Sam Allardyce, Speed's manager at Bolton, doubted he could combine the task of playing at the Reebok Stadium and managing Wales, even if he has retired from the international game. "I know from personal experience that when you stop playing it's the worst time in your life," he said, arguing that logically Speed should retire from all football before taking over in Cardiff. "If Mark Hughes found it difficult coaching Wales and managing in the Premiership, why should Gary find it any easier playing?"

There is more than just raw dressing-room sentiment behind appointing Speed, especially with Flynn as his assistant. Virtually every Welshman, bar the eternally optimistic Robert Earnshaw, believes the only thing that can be salvaged from this campaign is to deliver a rather more spirited performance against England in Cardiff than they did in Manchester. The 2006 World Cup is now a fantasy after just four games.

It is a long way and a long slog towards the 2008 European Championship, by then all of Wales' significant players bar Danny Gabbidon, Earnshaw, Simon Davies and Craig Bellamy will be over 30 or gone completely. There is talent in the shape of Carl Fletcher but the Under-21 side has been dreadful for years. There is not much for Toshack to work on and, if he is appointed, expectations will be great and possibly unsustainable. If Speed is to learn his trade, a fallow time might be the best place to start. It worked for Hughes and it might again.

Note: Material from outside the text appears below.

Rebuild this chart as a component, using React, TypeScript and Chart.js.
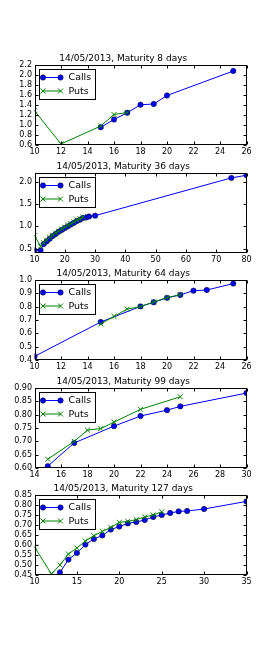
import React, { useEffect, useRef } from "react";
import { Chart, registerables } from "chart.js";

Chart.register(...registerables);

const FONT = "'DejaVu Sans', 'Liberation Sans', sans-serif";
const BLUE = "#0000ff";
const GREEN = "#008000";

// ---------- Data (strike -> implied vol) ----------
const titles = [
  "14/05/2013, Maturity 8 days",
  "14/05/2013, Maturity 36 days",
  "14/05/2013, Maturity 64 days",
  "14/05/2013, Maturity 99 days",
  "14/05/2013, Maturity 127 days",
];

// Maturity 8 days
const m8CallStrikes = [15, 16, 17, 18, 19, 20, 25];
const m8CallVols = [0.955, 1.11, 1.245, 1.405, 1.42, 1.59, 2.08];
const m8PutStrikes = [10, 12, 15, 16, 17];
const m8PutVols = [1.285, 0.62, 0.98, 1.21, 1.25];

// Maturity 36 days
const m36CallStrikes = [10, 12, 13, 14, 15, 16, 17, 18, 19, 20, 21, 22, 23, 24, 25, 26, 27, 28, 30, 75, 80];
const m36CallVols = [0.46, 0.46, 0.6, 0.66, 0.72, 0.78, 0.83, 0.88, 0.92, 0.96, 1.0, 1.04, 1.08, 1.12, 1.15, 1.19, 1.2, 1.22, 1.24, 2.09, 2.15];
const m36PutStrikes = [10, 12, 13, 14, 15, 16, 17, 18, 19, 20, 21, 22, 23, 24, 25, 26];
const m36PutVols = [0.79, 0.55, 0.63, 0.69, 0.75, 0.8, 0.85, 0.89, 0.94, 0.98, 1.02, 1.06, 1.1, 1.14, 1.17, 1.21];

// Maturity 64 days
const m64CallStrikes = [10, 15, 18, 19, 20, 21, 22, 23, 25];
const m64CallVols = [0.427, 0.685, 0.802, 0.833, 0.866, 0.888, 0.92, 0.925, 0.973];
const m64PutStrikes = [15, 16, 17, 18, 19, 20, 21];
const m64PutVols = [0.67, 0.727, 0.782, 0.8, 0.835, 0.868, 0.89];

// Maturity 99 days
const m99CallStrikes = [15, 17, 20, 22, 24, 25, 30];
const m99CallVols = [0.607, 0.694, 0.757, 0.795, 0.817, 0.831, 0.881];
const m99PutStrikes = [15, 17, 18, 19, 20, 22, 25];
const m99PutVols = [0.633, 0.7, 0.742, 0.748, 0.772, 0.82, 0.867];

// Maturity 127 days
const m127CallStrikes = [13, 14, 15, 16, 17, 18, 19, 20, 21, 22, 23, 24, 25, 26, 27, 28, 30, 35];
const m127CallVols = [0.463, 0.527, 0.56, 0.602, 0.63, 0.648, 0.677, 0.692, 0.708, 0.715, 0.725, 0.74, 0.75, 0.76, 0.768, 0.77, 0.78, 0.818];
const m127PutStrikes = [10, 12, 13, 14, 15, 16, 17, 18, 19, 20, 21, 22, 23, 24, 25];
const m127PutVols = [0.59, 0.455, 0.5, 0.555, 0.585, 0.62, 0.646, 0.668, 0.688, 0.713, 0.718, 0.727, 0.74, 0.75, 0.766];

// Axis ticks
const xTicks8 = [10, 12, 14, 16, 18, 20, 22, 24, 26];
const yTicks8 = [0.6, 0.8, 1.0, 1.2, 1.4, 1.6, 1.8, 2.0, 2.2];
const xTicks36 = [10, 20, 30, 40, 50, 60, 70, 80];
const yTicks36 = [0.5, 1.0, 1.5, 2.0];
const xTicks64 = [10, 12, 14, 16, 18, 20, 22, 24, 26];
const yTicks64 = [0.4, 0.5, 0.6, 0.7, 0.8, 0.9, 1.0];
const xTicks99 = [14, 16, 18, 20, 22, 24, 26, 28, 30];
const yTicks99 = [0.6, 0.65, 0.7, 0.75, 0.8, 0.85, 0.9];
const xTicks127 = [10, 15, 20, 25, 30, 35];
const yTicks127 = [0.45, 0.5, 0.55, 0.6, 0.65, 0.7, 0.75, 0.8, 0.85];

const yRanges = [
  [0.6, 2.2],
  [0.4, 2.2],
  [0.4, 1.0],
  [0.6, 0.9],
  [0.45, 0.85],
];
const xRanges = [
  [10, 26],
  [10, 80],
  [10, 26],
  [14, 30],
  [10, 35],
];
const yDecimals = [1, 1, 1, 2, 2];

const panels = [
  { cx: m8CallStrikes, cy: m8CallVols, px: m8PutStrikes, py: m8PutVols, xt: xTicks8, yt: yTicks8 },
  { cx: m36CallStrikes, cy: m36CallVols, px: m36PutStrikes, py: m36PutVols, xt: xTicks36, yt: yTicks36 },
  { cx: m64CallStrikes, cy: m64CallVols, px: m64PutStrikes, py: m64PutVols, xt: xTicks64, yt: yTicks64 },
  { cx: m99CallStrikes, cy: m99CallVols, px: m99PutStrikes, py: m99PutVols, xt: xTicks99, yt: yTicks99 },
  { cx: m127CallStrikes, cy: m127CallVols, px: m127PutStrikes, py: m127PutVols, xt: xTicks127, yt: yTicks127 },
];

// ---------- Layout ----------
const W = 274;
const AXES_LEFT = 34.5;
const AXES_RIGHT = 246.5;
const AXES_H = 80;
const TITLE_SPACE = 14;
const BOTTOM_SPACE = 16;
const CANVAS_H = TITLE_SPACE + AXES_H + BOTTOM_SPACE;
const axesTop = (i: number) => Math.round(65.3 + 107.5 * i);

function drawMarker(ctx: CanvasRenderingContext2D, style: string, x: number, y: number, color: string) {
  ctx.save();
  if (style === "circle") {
    ctx.beginPath();
    ctx.arc(x, y, 2.7, 0, Math.PI * 2);
    ctx.fillStyle = color;
    ctx.fill();
    ctx.lineWidth = 0.5;
    ctx.strokeStyle = "#000000";
    ctx.stroke();
  } else {
    const d = 2.5;
    ctx.beginPath();
    ctx.moveTo(x - d, y - d);
    ctx.lineTo(x + d, y + d);
    ctx.moveTo(x - d, y + d);
    ctx.lineTo(x + d, y - d);
    ctx.strokeStyle = color;
    ctx.lineWidth = 1;
    ctx.stroke();
  }
  ctx.restore();
}

const mplDecor = {
  id: "mplDecor",
  afterDraw(chart: any) {
    const ctx: CanvasRenderingContext2D = chart.ctx;
    const a = chart.chartArea;
    const xs = chart.scales.x;
    const ys = chart.scales.y;
    const L = Math.round(a.left) + 0.5;
    const R = Math.round(a.right) - 0.5;
    const T = Math.round(a.top) + 0.5;
    const B = Math.round(a.bottom) - 0.5;
    ctx.save();
    ctx.strokeStyle = "#000";
    ctx.lineWidth = 1;
    // inward ticks on all sides
    const tl = 3;
    ctx.beginPath();
    xs.ticks.forEach((t: any) => {
      const p = Math.round(xs.getPixelForValue(t.value)) + 0.5;
      ctx.moveTo(p, B);
      ctx.lineTo(p, B - tl);
      ctx.moveTo(p, T);
      ctx.lineTo(p, T + tl);
    });
    ys.ticks.forEach((t: any) => {
      const p = Math.round(ys.getPixelForValue(t.value)) + 0.5;
      ctx.moveTo(L, p);
      ctx.lineTo(L + tl, p);
      ctx.moveTo(R, p);
      ctx.lineTo(R - tl, p);
    });
    ctx.stroke();
    // frame
    ctx.strokeRect(L, T, R - L, B - T);

    // legend (upper left, inside axes)
    const bx = Math.round(a.left + 4) + 0.5;
    const by = Math.round(a.top + 4) + 0.5;
    const bw = 56;
    const bh = 30;
    ctx.fillStyle = "#fff";
    ctx.fillRect(bx, by, bw, bh);
    ctx.strokeRect(bx, by, bw, bh);
    ctx.font = `9.5px ${FONT}`;
    ctx.textBaseline = "middle";
    ctx.textAlign = "left";
    chart.data.datasets.forEach((ds: any, i: number) => {
      const ry = a.top + 12.5 + i * 13.5;
      const x0 = a.left + 8.5;
      const x1 = a.left + 26;
      ctx.beginPath();
      ctx.moveTo(x0, ry);
      ctx.lineTo(x1, ry);
      ctx.strokeStyle = ds.borderColor;
      ctx.lineWidth = 1;
      ctx.stroke();
      const ms = ds.pointStyle === "circle" ? "circle" : "cross";
      drawMarker(ctx, ms, x0, ry, ds.borderColor);
      drawMarker(ctx, ms, x1, ry, ds.borderColor);
      ctx.fillStyle = "#000";
      ctx.fillText(ds.label, a.left + 34, ry + 0.5);
    });
    ctx.restore();
  },
};

function makeConfig(i: number): any {
  const p = panels[i];
  const dec = yDecimals[i];
  return {
    type: "line",
    data: {
      datasets: [
        {
          label: "Calls",
          data: p.cx.map((x, j) => ({ x, y: p.cy[j] })),
          borderColor: BLUE,
          backgroundColor: BLUE,
          borderWidth: 1,
          pointStyle: "circle",
          pointRadius: 2.7,
          pointBackgroundColor: BLUE,
          pointBorderColor: "#000000",
          pointBorderWidth: 0.5,
          tension: 0,
          order: 1,
        },
        {
          label: "Puts",
          data: p.px.map((x, j) => ({ x, y: p.py[j] })),
          borderColor: GREEN,
          backgroundColor: GREEN,
          borderWidth: 1,
          pointStyle: "crossRot",
          pointRadius: 3.5,
          pointBorderColor: GREEN,
          pointBorderWidth: 1,
          tension: 0,
          order: 0,
        },
      ],
    },
    options: {
      responsive: false,
      animation: false,
      events: [],
      layout: { padding: { left: 0, right: W - AXES_RIGHT, top: 0, bottom: 0 } },
      plugins: {
        legend: { display: false },
        tooltip: { enabled: false },
        title: {
          display: true,
          text: titles[i],
          color: "#000",
          font: { family: FONT, size: 9, weight: "normal", lineHeight: 1.2 },
          padding: { top: TITLE_SPACE - 10.8 - 0.6, bottom: 0.6 },
        },
      },
      scales: {
        x: {
          type: "linear",
          min: xRanges[i][0],
          max: xRanges[i][1],
          grid: { display: false, drawTicks: false },
          border: { display: false },
          afterBuildTicks: (s: any) => {
            s.ticks = p.xt.map((v) => ({ value: v }));
          },
          afterFit: (s: any) => {
            s.height = BOTTOM_SPACE;
          },
          ticks: {
            color: "#000",
            font: { family: FONT, size: 8 },
            padding: 2,
            maxRotation: 0,
            autoSkip: false,
            callback: (v: number) => String(v),
          },
        },
        y: {
          type: "linear",
          min: yRanges[i][0],
          max: yRanges[i][1],
          grid: { display: false, drawTicks: false },
          border: { display: false },
          afterBuildTicks: (s: any) => {
            s.ticks = p.yt.map((v) => ({ value: v }));
          },
          afterFit: (s: any) => {
            s.width = AXES_LEFT;
          },
          ticks: {
            color: "#000",
            font: { family: FONT, size: 8 },
            padding: 2.5,
            autoSkip: false,
            callback: (v: number) => Number(v).toFixed(dec),
          },
        },
      },
    },
    plugins: [mplDecor],
  };
}

export default function App() {
  const refs = useRef<(HTMLCanvasElement | null)[]>([]);
  useEffect(() => {
    const charts = panels.map((_, i) => new Chart(refs.current[i] as HTMLCanvasElement, makeConfig(i)));
    return () => charts.forEach((c) => c.destroy());
  }, []);
  return (
    <div style={{ position: "absolute", left: 0, top: 0, width: W, height: 658, background: "#fff" }}>
      {panels.map((_, i) => (
        <canvas
          key={i}
          ref={(el) => {
            refs.current[i] = el;
          }}
          width={W}
          height={CANVAS_H}
          style={{ position: "absolute", left: 0, top: axesTop(i) - TITLE_SPACE, width: W, height: CANVAS_H }}
        />
      ))}
    </div>
  );
}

Welsh assembly candidates for coach's job

John Toshack

Managed Swansea, Real Madrid and Real Sociedad with success and is eminently the most qualified candidate. But recent triumphs have been few and many players dislike him. Managed Wales for one match 10 years ago before walking away.

Gary Speed

Has a Uefa B coaching certificate but otherwise is entirely untried. He would, however, command the support of the dressing room he captained until Wednesday night. Has a two-year playing contract at Bolton and may not fancy the drop in wages.

Brian Flynn

Has supporters in the FAW, especially from North Wales. Did reasonably well for Wrexham and Swansea but lacks the charisma of the other candidates. Nevertheless, may still have a role to play as many feel he would make a fine assistant to Speed.